A bastado un rebrote para que el virus nuestro de cada día cuaje un dos paredes en el frontón de la esperanza (nada que ver con el viejo frontón, aledaño a la iglesia de San Nicolás...) y nos deje ahí, quietos y parados, como un rebaño de ovejas latxas carranzanas (esas sí que acostumbran a cruzar a tierras cántabras...) en el redil. Iba a escribirles una carta de amor al Bilbao que se fue y ahora renace aprovechando el florecer de las nuevas marquesinas de Norman Foster o la cercana apertura de la programación del Teatro Arriaga -me ahorro la confusión de Vox con el edificio del Ayuntamiento, ya suficientemente ordeñada...-, con el concierto de Joaquín Achúcarro, cuando el rebrote del virus calló la pluma. Ya no tengo ganas. El amor requiere días felices para escribirle y no es este uno de esos.

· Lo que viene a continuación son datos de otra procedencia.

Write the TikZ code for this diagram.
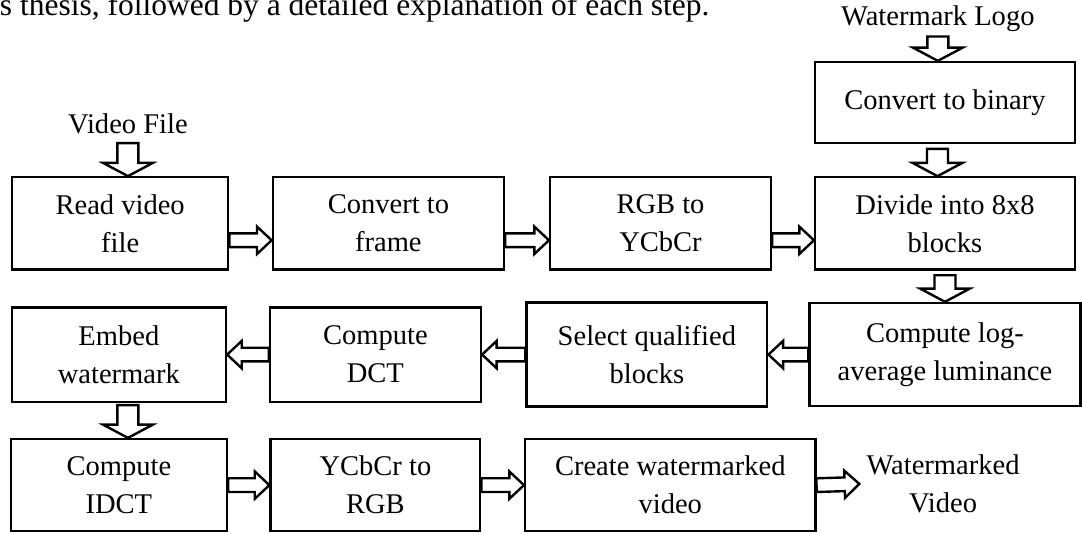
\documentclass[tikz,border=0pt]{standalone}
\usepackage{fontspec}
\setmainfont{Liberation Serif}
\usepackage{tikz}
\usetikzlibrary{calc}

\tikzset{
  stepbox/.style={draw, line width=1pt, align=center, inner sep=0pt},
  label/.style={inner sep=1pt, align=center},
  % hollow block arrow: half shaft width, half head width, head length
  fatarrow/.style n args={3}{
    draw, line width=1.05pt, line join=miter,
    to path={
      let \p1=(\tikztostart), \p2=(\tikztotarget),
          \n1={atan2(\y2-\y1,\x2-\x1)},
          \n2={veclen(\x2-\x1,\y2-\y1)} in
      ([shift={(\p1)},rotate=\n1]0pt,#1)
      -- ([shift={(\p1)},rotate=\n1]{\n2*1pt-#3},#1)
      -- ([shift={(\p1)},rotate=\n1]{\n2*1pt-#3},#2)
      -- (\p2)
      -- ([shift={(\p1)},rotate=\n1]{\n2*1pt-#3},-#2)
      -- ([shift={(\p1)},rotate=\n1]{\n2*1pt-#3},-#1)
      -- ([shift={(\p1)},rotate=\n1]0pt,-#1)
      -- cycle
    }
  },
  harrow/.style={fatarrow={3.0pt}{6.0pt}{6.4pt}},
  varrow/.style={fatarrow={4.6pt}{10.9pt}{5.8pt}}
}

\begin{document}
\begin{tikzpicture}[font=\fontsize{12.5}{16.6}\selectfont]

\useasboundingbox (0, 0) rectangle (16.66, 8.21);

% Running text of the page, cut off at the top
\node[anchor=base east, inner sep=0pt, font=\fontsize{13.8}{16}\selectfont] (pagetext) at (10.93, 7.97)
  {s thesis, followed by a detailed explanation of each step.};

% ==================== Inputs ====================
\node[label, anchor=base] (logo) at (14.44, 7.82) {Watermark Logo};
\node[label, anchor=base] (vfile) at (1.97, 6.16) {Video File};

% ==================== Row 0 ====================
\node[stepbox, minimum width=4.00cm, minimum height=1.25cm] (binary) at (14.55, 6.63) {Convert to binary};

% ==================== Row 1 ====================
\node[stepbox, minimum width=3.33cm, minimum height=1.42cm] (read) at (1.85, 4.77) {Read video\\file};
\node[stepbox, minimum width=3.56cm, minimum height=1.42cm] (frame) at (5.98, 4.77) {Convert to\\frame};
\node[stepbox, minimum width=3.40cm, minimum height=1.42cm] (rgb) at (10.17, 4.77) {RGB to\\YCbCr};
\node[stepbox, minimum width=4.00cm, minimum height=1.42cm] (divide) at (14.55, 4.77) {Divide into 8x8\\blocks};

% ==================== Row 2 ====================
\node[stepbox, minimum width=3.30cm, minimum height=1.45cm] (embed) at (1.83, 2.75) {Embed\\watermark};
\node[stepbox, minimum width=3.25cm, minimum height=1.45cm] (dct) at (5.78, 2.75) {Compute\\DCT};
\node[stepbox, minimum width=3.71cm, minimum height=1.60cm] (select) at (9.96, 2.75) {Select qualified\\blocks};
\node[stepbox, minimum width=4.17cm, minimum height=1.59cm] (luma) at (14.55, 2.75) {Compute log-\\average luminance};

% ==================== Row 3 ====================
\node[stepbox, minimum width=3.33cm, minimum height=1.42cm] (idct) at (1.83, 0.74) {Compute\\IDCT};
\node[stepbox, minimum width=3.23cm, minimum height=1.42cm] (ycc) at (5.78, 0.74) {YCbCr to\\RGB};
\node[stepbox, minimum width=4.47cm, minimum height=1.42cm] (create) at (10.32, 0.74) {Create watermarked\\video};
\node[label, inner sep=3pt] (wmvideo) at (14.52, 0.76) {Watermarked\\Video};

% ==================== Block arrows ====================
\draw[varrow] ([yshift=-1pt]logo.south) to (logo.south |- binary.north);
\draw[varrow] ([shift={(-0.115cm,-2pt)}]binary.south) to ([xshift=-0.115cm]divide.north);
\draw[varrow] ([yshift=-3pt]vfile.south) to (vfile.south |- read.north);

\draw[harrow] ([yshift=-0.26cm]read.east) to ([yshift=-0.26cm]frame.west);
\draw[harrow] ([yshift=-0.26cm]frame.east) to ([yshift=-0.26cm]rgb.west);
\draw[harrow] ([yshift=-0.26cm]rgb.east) to ([yshift=-0.26cm]divide.west);

\draw[varrow] ([yshift=-2pt]divide.south) to (luma.north);

\draw[harrow] (luma.west) to (select.east);
\draw[harrow] (select.west) to (dct.east);
\draw[harrow] (dct.west) to (embed.east);

\draw[varrow] ([shift={(0.14cm,-1pt)}]embed.south) to ([xshift=0.14cm]idct.north);

\draw[harrow] (idct.east) to (ycc.west);
\draw[harrow] (ycc.east) to (create.west);
\draw[harrow] (create.east) to (wmvideo.west);

\end{tikzpicture}
\end{document}
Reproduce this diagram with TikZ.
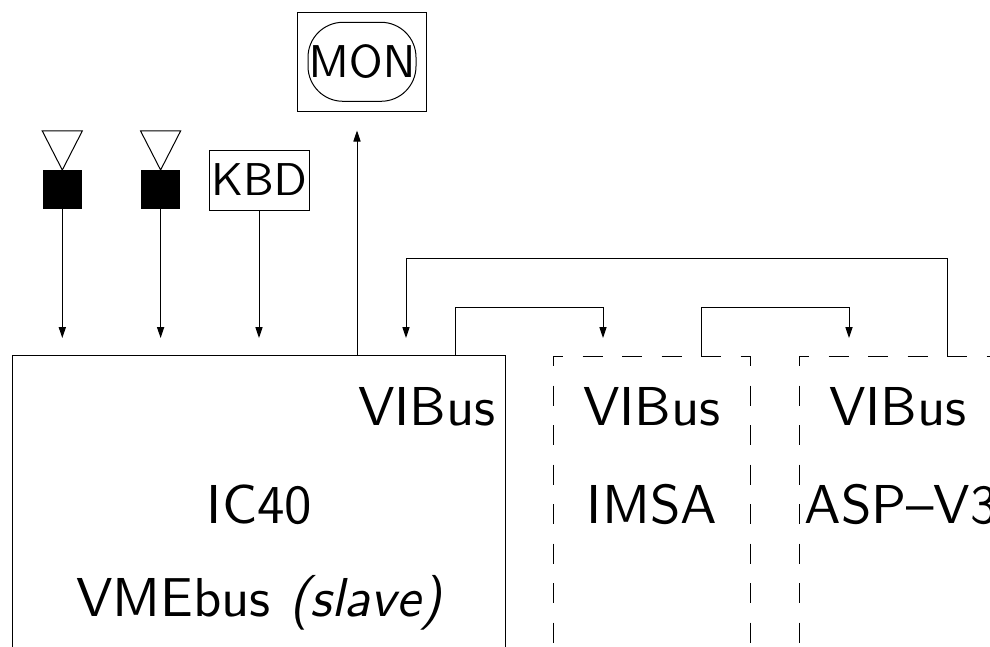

También ha pisado el freno en seco el Gobierno vasco, que aceleraba hacia la mal llamada nueva normalidad. No hay prisa, asegura ahora. No porque se hubiese precipitado sino porque aparecen baches en el camino. El ser humano camina por la vida, en ocasiones como mala costumbre, a cien kilómetros por hora, pero no huye de ningún lugar, ni va en realidad hacia ninguna parte. Es el ritmo de nuestro tiempo. ¿Para qué correr cuando has errado de camino?, se preguntaba John Ray, naturalista del siglo XVII. Parece que la pregunta sigue siendo certera.

La vida nos enseñó, con su día a día anterior a este paréntesis y a otros tantos que hubo, que ver es creer pero que sentir es estar seguro. En los últimos días hemos visto a más de uno y de una que no se sentían seguros pese a que abrían la puerta. En ocasiones les hemos tildado de cobardes o de prudentes en exceso. Ahora nos planteamos si no convendrá entornarla un punto, no sea que por ella entren el frío y el lobo. Seguimos en campo abierto aún.